Using the data beneath, show every line that includes the word "matplotlib".

* Start Source excerpt *

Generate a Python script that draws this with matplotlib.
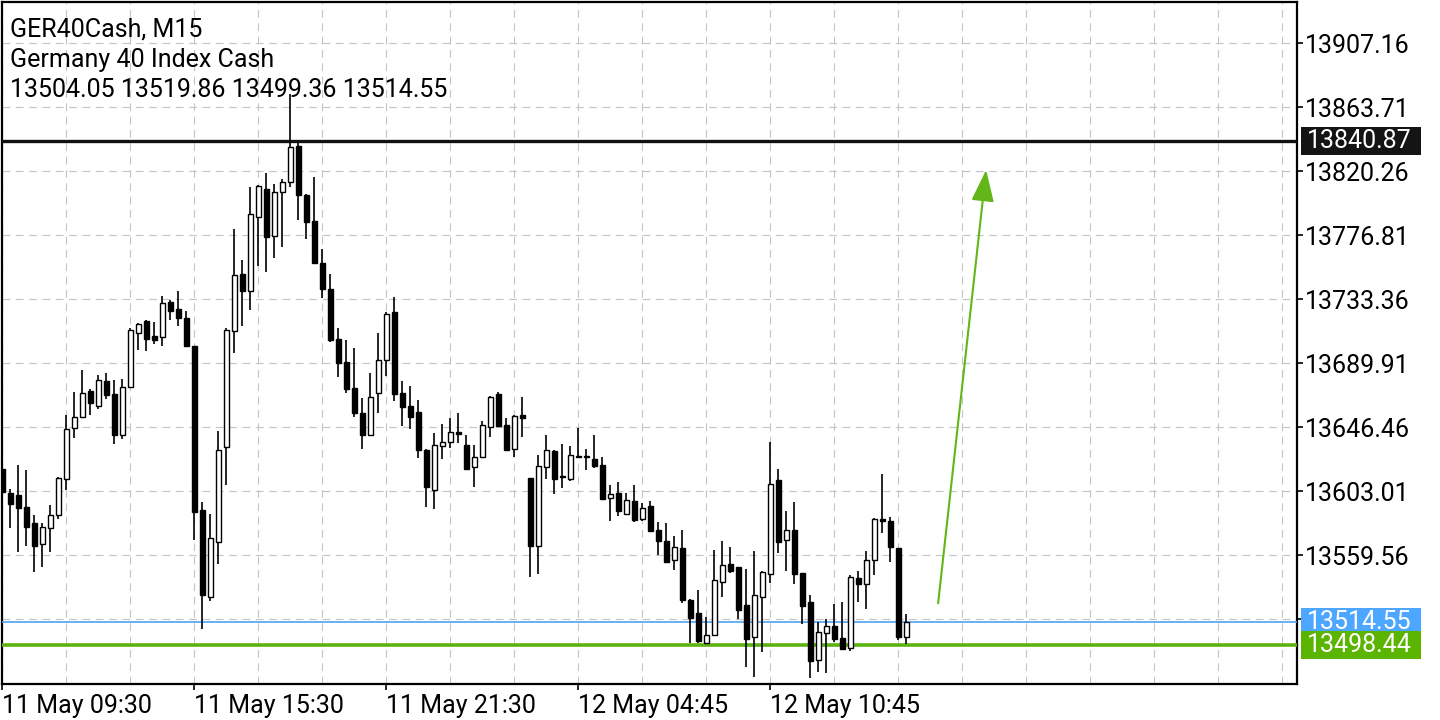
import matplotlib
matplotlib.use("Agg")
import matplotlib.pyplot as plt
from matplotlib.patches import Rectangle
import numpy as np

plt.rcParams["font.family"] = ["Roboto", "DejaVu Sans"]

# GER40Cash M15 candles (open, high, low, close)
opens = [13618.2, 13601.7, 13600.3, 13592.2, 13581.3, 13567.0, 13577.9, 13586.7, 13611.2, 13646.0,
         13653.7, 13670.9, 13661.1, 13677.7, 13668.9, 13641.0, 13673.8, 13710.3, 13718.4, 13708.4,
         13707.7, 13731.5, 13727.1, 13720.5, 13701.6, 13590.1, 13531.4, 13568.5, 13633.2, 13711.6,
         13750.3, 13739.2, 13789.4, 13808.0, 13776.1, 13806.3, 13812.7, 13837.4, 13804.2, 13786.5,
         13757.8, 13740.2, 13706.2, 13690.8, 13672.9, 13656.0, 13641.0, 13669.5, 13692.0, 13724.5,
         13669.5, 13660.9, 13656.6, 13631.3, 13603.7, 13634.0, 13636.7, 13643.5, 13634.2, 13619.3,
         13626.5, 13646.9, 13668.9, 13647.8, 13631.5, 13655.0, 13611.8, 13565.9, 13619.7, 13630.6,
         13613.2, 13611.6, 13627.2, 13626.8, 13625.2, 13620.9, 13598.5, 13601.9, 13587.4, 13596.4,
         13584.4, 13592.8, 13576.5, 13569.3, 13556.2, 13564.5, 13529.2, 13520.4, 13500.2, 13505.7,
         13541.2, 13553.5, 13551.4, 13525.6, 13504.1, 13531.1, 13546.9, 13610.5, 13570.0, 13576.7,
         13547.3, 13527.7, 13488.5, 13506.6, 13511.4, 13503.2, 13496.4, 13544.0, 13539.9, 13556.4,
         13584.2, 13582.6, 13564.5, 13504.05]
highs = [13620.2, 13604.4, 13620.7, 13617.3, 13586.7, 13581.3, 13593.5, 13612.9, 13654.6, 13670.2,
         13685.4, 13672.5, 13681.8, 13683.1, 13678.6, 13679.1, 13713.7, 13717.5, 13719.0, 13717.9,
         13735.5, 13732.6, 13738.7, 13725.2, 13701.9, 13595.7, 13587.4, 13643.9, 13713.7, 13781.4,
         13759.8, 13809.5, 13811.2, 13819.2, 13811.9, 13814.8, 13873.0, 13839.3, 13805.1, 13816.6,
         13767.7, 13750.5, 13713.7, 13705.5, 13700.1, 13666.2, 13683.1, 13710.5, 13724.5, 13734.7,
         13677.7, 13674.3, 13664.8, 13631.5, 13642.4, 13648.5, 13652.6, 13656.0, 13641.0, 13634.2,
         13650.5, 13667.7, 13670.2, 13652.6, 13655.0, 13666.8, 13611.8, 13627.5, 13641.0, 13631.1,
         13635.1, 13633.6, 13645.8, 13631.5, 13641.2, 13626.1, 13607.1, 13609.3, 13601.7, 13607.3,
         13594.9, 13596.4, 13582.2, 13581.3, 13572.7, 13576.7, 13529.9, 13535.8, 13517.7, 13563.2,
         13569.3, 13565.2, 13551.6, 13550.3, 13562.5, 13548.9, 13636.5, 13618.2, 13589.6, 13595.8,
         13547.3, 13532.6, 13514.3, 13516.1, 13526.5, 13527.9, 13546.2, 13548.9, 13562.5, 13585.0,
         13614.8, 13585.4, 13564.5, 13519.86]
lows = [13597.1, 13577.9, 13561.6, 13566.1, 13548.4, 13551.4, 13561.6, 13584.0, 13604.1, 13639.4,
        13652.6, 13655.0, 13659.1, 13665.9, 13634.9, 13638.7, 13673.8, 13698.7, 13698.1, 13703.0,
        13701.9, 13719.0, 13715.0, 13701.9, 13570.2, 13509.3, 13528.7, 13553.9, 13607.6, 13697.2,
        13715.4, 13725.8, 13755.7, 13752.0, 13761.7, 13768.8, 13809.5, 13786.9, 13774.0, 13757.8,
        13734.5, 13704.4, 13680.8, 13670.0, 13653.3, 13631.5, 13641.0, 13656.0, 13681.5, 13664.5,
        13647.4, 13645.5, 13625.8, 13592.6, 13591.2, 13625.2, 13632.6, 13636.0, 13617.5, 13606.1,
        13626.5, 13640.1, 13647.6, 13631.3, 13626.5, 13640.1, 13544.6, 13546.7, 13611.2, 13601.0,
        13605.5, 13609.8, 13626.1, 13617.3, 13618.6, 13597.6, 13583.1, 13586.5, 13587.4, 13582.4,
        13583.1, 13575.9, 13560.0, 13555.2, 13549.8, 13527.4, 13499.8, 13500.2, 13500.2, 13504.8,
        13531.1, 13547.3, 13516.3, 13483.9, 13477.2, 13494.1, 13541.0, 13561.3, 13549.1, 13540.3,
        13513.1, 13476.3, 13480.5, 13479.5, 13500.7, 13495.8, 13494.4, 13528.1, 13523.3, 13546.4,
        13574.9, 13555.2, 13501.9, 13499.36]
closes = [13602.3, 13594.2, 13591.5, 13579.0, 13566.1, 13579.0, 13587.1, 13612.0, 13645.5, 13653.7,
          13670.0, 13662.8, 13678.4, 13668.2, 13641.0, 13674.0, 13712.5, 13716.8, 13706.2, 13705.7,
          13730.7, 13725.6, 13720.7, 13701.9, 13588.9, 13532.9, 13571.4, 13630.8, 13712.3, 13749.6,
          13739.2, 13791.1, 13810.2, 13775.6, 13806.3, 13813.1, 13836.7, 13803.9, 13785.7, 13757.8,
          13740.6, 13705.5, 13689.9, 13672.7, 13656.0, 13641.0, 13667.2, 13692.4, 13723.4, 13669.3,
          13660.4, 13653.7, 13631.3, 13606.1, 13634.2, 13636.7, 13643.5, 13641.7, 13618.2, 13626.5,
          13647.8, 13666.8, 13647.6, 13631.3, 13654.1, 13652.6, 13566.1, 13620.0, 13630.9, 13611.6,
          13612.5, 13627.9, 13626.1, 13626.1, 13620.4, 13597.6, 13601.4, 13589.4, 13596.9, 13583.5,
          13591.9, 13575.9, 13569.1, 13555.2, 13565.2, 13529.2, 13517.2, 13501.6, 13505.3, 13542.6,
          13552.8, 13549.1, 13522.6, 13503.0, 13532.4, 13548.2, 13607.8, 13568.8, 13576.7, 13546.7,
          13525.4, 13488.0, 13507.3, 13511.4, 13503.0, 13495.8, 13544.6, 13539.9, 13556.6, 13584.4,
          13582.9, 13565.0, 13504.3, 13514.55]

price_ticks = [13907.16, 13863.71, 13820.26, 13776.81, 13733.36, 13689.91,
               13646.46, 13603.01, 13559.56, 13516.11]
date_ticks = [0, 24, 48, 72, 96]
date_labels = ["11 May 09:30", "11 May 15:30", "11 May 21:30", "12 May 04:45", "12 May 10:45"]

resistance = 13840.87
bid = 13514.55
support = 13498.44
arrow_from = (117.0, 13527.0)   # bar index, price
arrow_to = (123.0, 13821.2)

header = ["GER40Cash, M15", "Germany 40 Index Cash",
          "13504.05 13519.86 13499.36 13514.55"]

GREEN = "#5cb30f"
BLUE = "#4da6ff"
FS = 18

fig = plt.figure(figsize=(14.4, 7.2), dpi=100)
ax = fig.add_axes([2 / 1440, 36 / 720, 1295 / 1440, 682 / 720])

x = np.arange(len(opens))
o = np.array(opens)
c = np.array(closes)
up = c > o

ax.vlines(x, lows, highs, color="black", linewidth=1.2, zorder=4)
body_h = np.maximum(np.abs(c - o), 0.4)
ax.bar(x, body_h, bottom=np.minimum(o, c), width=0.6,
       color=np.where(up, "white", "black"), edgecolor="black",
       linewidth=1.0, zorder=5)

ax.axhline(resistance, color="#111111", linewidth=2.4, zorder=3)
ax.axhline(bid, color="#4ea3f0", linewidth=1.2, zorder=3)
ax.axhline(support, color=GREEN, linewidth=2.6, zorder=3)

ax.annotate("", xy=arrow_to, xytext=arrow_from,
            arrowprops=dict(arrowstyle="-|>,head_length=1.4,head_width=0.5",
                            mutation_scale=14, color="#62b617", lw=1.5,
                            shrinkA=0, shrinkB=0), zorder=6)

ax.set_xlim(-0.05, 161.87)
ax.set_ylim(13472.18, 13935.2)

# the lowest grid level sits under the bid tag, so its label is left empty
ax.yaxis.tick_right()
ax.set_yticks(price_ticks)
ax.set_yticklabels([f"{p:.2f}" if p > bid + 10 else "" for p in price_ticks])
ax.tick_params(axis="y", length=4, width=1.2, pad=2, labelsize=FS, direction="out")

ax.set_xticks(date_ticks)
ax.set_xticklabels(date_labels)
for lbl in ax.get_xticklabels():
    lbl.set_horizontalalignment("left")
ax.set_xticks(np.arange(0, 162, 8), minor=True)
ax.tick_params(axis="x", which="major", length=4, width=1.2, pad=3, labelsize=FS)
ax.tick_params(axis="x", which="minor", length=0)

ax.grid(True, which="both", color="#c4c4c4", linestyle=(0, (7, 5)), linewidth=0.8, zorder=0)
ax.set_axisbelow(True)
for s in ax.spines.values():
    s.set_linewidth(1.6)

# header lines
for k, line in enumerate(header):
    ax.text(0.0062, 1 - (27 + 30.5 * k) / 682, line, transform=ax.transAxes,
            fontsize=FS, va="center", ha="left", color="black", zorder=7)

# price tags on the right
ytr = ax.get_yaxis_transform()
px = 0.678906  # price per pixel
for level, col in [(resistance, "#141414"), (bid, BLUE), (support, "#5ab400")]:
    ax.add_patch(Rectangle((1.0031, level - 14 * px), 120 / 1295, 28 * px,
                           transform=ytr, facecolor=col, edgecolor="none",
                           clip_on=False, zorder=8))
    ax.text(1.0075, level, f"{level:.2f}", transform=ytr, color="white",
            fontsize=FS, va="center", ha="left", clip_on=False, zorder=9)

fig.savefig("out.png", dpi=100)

* End Source excerpt *

Expected output ▸
Generate a Python script that draws this with matplotlib.
import matplotlib
matplotlib.use("Agg")
import matplotlib.pyplot as plt
from matplotlib.patches import Rectangle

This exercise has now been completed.